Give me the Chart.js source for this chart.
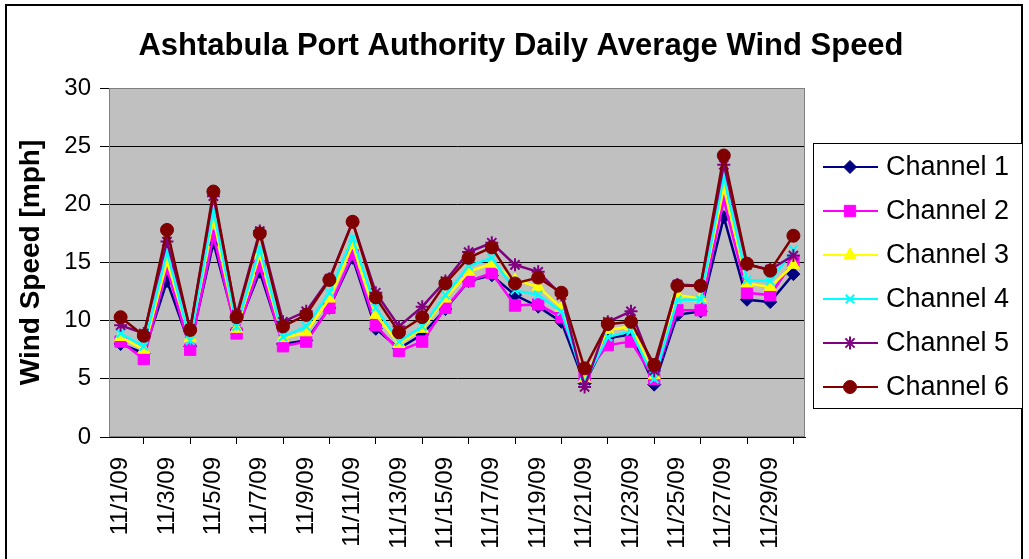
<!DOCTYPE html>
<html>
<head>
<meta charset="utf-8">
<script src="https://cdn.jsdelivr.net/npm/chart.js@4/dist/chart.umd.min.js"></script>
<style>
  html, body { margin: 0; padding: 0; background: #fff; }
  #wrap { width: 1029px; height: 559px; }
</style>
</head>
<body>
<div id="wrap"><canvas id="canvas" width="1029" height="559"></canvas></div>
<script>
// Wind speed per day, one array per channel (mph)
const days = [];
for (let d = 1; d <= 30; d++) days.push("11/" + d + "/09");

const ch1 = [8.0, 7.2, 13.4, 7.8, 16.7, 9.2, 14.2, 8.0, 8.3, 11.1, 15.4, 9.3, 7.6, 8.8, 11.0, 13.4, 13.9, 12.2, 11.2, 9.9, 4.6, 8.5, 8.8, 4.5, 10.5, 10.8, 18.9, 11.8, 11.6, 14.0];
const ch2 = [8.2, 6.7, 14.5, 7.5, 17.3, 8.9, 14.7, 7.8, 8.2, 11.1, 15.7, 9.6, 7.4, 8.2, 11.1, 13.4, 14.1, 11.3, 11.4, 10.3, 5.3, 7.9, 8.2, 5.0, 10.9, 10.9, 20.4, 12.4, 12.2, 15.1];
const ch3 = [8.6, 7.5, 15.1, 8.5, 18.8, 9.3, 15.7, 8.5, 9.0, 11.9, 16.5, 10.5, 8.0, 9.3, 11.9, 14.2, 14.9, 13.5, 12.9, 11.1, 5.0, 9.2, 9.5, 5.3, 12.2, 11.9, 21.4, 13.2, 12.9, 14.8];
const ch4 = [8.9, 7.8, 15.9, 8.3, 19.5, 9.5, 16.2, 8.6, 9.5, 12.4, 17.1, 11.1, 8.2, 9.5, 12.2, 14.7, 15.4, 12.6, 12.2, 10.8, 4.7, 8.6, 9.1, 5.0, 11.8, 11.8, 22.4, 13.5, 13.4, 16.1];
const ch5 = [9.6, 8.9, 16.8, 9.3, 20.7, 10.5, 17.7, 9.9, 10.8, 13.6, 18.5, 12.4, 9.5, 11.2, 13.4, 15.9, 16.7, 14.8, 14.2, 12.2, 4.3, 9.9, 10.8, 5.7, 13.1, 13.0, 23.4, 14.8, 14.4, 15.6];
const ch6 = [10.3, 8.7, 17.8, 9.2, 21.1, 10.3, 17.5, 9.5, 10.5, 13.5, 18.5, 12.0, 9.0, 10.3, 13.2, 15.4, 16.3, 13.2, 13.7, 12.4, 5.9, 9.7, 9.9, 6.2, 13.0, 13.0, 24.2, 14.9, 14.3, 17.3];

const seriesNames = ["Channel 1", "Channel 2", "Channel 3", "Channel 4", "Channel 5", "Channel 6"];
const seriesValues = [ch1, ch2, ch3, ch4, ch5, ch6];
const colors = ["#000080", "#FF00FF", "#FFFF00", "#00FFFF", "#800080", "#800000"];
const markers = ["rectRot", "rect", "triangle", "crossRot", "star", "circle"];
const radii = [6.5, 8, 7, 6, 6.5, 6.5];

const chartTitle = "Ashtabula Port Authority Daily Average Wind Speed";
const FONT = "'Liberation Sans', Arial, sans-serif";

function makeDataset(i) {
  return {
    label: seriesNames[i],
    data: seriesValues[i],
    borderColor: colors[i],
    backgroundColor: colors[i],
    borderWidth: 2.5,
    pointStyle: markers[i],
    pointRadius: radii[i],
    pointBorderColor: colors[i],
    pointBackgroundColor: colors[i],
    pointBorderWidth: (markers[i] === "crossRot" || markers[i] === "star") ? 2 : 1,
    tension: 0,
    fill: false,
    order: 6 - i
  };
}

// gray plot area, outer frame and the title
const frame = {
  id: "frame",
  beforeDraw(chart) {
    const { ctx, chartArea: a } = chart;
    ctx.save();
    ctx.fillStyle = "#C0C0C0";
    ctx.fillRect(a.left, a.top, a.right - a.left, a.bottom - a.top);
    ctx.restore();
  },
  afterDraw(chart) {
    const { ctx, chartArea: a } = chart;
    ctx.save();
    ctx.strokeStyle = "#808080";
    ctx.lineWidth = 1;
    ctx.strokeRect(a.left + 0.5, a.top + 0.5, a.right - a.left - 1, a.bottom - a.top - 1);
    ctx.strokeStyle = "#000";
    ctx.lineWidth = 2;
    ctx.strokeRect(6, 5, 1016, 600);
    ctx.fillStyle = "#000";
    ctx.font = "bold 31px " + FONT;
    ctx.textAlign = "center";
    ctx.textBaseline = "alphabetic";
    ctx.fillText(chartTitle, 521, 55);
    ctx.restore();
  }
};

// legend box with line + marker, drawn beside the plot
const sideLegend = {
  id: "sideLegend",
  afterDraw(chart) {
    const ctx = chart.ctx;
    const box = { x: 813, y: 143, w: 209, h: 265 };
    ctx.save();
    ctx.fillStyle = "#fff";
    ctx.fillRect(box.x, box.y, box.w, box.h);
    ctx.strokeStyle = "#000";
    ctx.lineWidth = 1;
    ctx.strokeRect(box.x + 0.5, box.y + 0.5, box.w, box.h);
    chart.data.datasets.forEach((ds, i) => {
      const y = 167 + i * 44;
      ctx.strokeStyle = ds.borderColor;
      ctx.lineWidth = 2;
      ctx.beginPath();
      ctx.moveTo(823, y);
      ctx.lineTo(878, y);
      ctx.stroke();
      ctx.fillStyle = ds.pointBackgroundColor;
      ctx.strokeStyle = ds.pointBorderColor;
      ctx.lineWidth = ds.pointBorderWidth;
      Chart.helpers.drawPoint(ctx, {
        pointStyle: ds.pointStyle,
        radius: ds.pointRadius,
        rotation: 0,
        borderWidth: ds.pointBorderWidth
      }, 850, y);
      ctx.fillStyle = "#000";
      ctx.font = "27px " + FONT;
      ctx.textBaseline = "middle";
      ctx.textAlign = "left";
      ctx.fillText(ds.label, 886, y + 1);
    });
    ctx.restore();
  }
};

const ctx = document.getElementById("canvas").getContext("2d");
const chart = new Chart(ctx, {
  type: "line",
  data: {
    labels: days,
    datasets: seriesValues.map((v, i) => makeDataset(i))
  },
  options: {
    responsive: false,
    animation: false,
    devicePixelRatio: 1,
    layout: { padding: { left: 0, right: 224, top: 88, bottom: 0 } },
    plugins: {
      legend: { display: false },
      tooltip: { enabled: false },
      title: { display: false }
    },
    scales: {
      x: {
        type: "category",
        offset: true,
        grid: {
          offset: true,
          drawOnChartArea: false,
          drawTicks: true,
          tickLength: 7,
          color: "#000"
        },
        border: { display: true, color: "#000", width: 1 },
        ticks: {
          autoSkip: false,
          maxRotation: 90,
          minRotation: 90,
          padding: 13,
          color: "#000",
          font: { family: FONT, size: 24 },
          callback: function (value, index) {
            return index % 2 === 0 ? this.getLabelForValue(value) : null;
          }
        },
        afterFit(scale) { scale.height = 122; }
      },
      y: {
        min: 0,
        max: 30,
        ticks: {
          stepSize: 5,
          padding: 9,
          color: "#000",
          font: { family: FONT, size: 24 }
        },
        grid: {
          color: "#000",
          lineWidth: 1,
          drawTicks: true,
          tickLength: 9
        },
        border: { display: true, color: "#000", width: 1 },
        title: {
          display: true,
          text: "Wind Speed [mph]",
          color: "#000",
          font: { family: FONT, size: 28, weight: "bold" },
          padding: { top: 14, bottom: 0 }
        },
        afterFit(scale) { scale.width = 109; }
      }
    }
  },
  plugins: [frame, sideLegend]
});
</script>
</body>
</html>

**Brief**
From the listing, copy every line where the string "this" appears.

**Problem solution**
Give me the Chart.js source for this chart.
            return index % 2 === 0 ? this.getLabelForValue(value) : null;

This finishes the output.